§ Entries:

----------------------------------------

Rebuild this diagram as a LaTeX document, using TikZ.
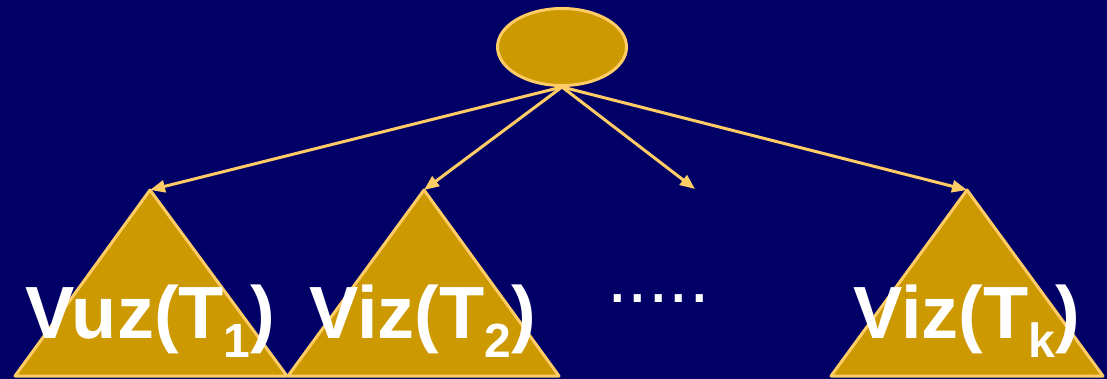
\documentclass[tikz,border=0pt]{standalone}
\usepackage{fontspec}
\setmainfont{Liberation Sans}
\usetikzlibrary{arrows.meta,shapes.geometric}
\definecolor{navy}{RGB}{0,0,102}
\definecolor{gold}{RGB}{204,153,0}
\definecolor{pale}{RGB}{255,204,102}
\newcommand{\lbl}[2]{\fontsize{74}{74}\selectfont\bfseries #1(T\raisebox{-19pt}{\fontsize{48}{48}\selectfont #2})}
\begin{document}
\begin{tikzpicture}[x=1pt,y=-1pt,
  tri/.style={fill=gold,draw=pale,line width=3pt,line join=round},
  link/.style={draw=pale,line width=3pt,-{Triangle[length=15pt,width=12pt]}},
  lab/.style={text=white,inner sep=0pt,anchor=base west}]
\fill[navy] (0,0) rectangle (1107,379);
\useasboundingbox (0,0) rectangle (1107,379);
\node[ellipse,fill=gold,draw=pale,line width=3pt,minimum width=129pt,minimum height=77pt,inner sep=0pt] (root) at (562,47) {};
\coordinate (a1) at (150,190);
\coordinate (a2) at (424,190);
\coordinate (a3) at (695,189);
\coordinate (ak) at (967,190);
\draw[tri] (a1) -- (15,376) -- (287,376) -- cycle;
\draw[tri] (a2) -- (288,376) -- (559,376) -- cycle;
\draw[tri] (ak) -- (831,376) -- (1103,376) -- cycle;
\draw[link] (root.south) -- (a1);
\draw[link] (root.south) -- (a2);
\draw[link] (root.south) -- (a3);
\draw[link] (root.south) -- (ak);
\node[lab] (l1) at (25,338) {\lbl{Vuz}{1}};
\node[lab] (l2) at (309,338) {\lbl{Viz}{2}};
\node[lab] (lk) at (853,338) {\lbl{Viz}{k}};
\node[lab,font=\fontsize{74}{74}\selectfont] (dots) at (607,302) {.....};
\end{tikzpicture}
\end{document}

----------------------------------------

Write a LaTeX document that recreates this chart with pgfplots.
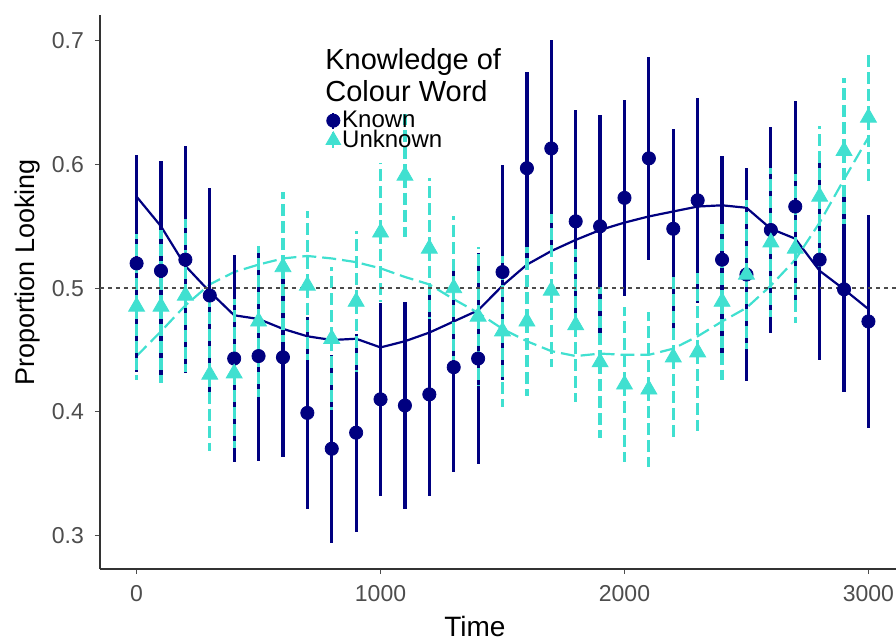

----------------------------------------

§ Short task: Identify which lines contain the word "LaTeX" and copy each one.

§ Solution to this problem:
Rebuild this diagram as a LaTeX document, using TikZ.
Write a LaTeX document that recreates this chart with pgfplots.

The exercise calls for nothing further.